In other fertility news, I watched a little video on the crypreservation process that includes the statistics from the clinic I am using (something I normally would have asked about or research before starting treatment but in this situation, I really just didn't have the time or mental capacity!). After watching it all under a magnifying glass I am really questioning what I thought I heard a few days ago about my eggs measuring 14 mm . . . clearly I misunderstood something at that appointment. At any rate, all is going well so wish me luck tomorrow.

I finished off the weekend by hosting a mentor of mine and his wife for dinner. I love long-lasting friendships that survive time and distance. I worked for him in Sydney, Australia exactly 12 years ago as an legal extern. It was one of the first stepping stones in my legal career and I believe it put me on the right path. Before I ever got the diagnosis, we had plans to meet up when they came to town. Instead of going out, I offered to cook. You see, among the information I have read about side effects of chemotherapy, I have learned many people have issues with their senses - smell and taste - on top of nausea making it difficult to cook. So I cooked.

I made a big pile of roasted vegetables with chickpeas (tastes like spring!).
Mushroom and snow pea risotto:
Some bay scallops with cherry tomatoes which refused to be photographed and a new chocolate souffle recipe I was experimenting with.
They looked prettier when I served them with ice cream and fresh berries.

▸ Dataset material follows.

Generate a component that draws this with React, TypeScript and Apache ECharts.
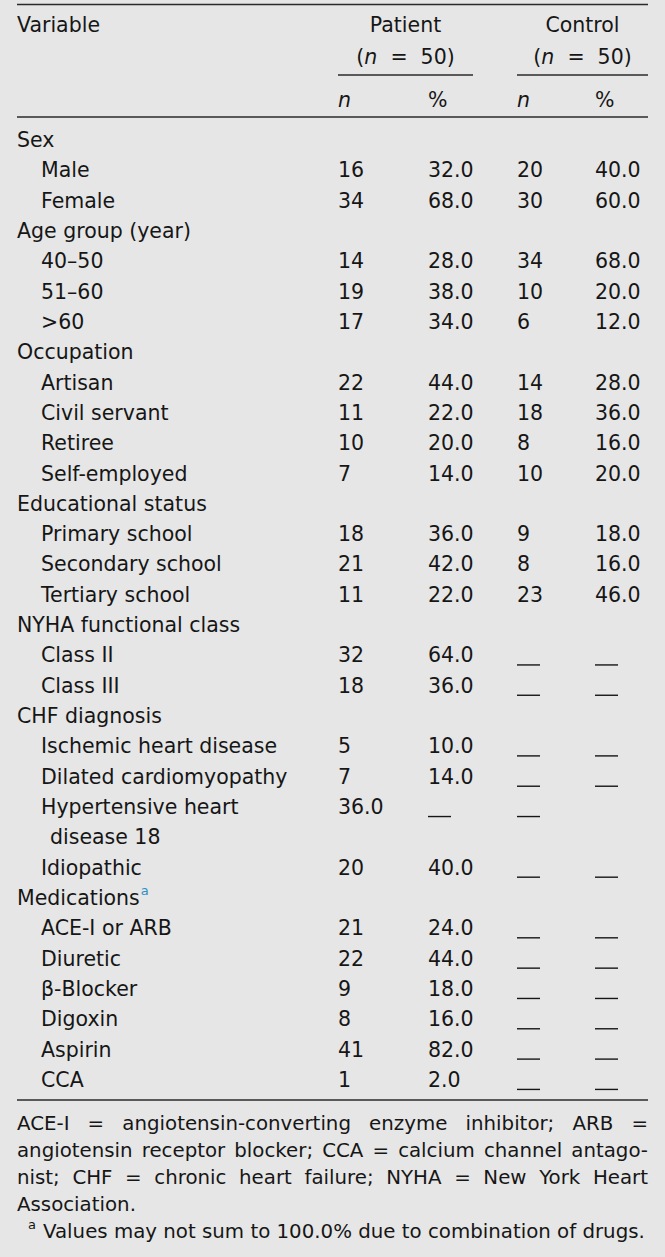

Even better than the food was the opportunity to have good people in my home with excellent conversation about interesting topics. You want to know the other great thing about cancer? It shines a warm, glowy light on friendships and brings them in real close in a way we (or maybe I) just don't allow or possibly even see under normal circumstances. I am absolutely amazed by the generosity of heart of the people I have been lucky enough to cross paths with over the years. There is a reason I feel so strong and untouched by this thing inside me - I am protected by the love of my friends and family.

3 comments:

lemoniepants said...

recipes please...

Anonymous said...

I work as a radiation therapist, I would recommend you don't make dramatic changes to your diet (such as giving up meat) unless recommended by your oncologist. You could try just reducing your meat intake (especially red meat) if you want to be as healthy as possible. Don't feel like you have to go health crazy though, a balanced diet is more important than a fat free one! Good luck :) x

Soul-Fusion said...

thank you anonymous. I am actually not making too many dramatic changes in my diet and giving up meat isn't huge for me. I don't eat much anyway. I have been reading a lot about nutrition and have discussed it with my oncologist. I'm a health focused eater anyway and am just refining what I already do for the most part.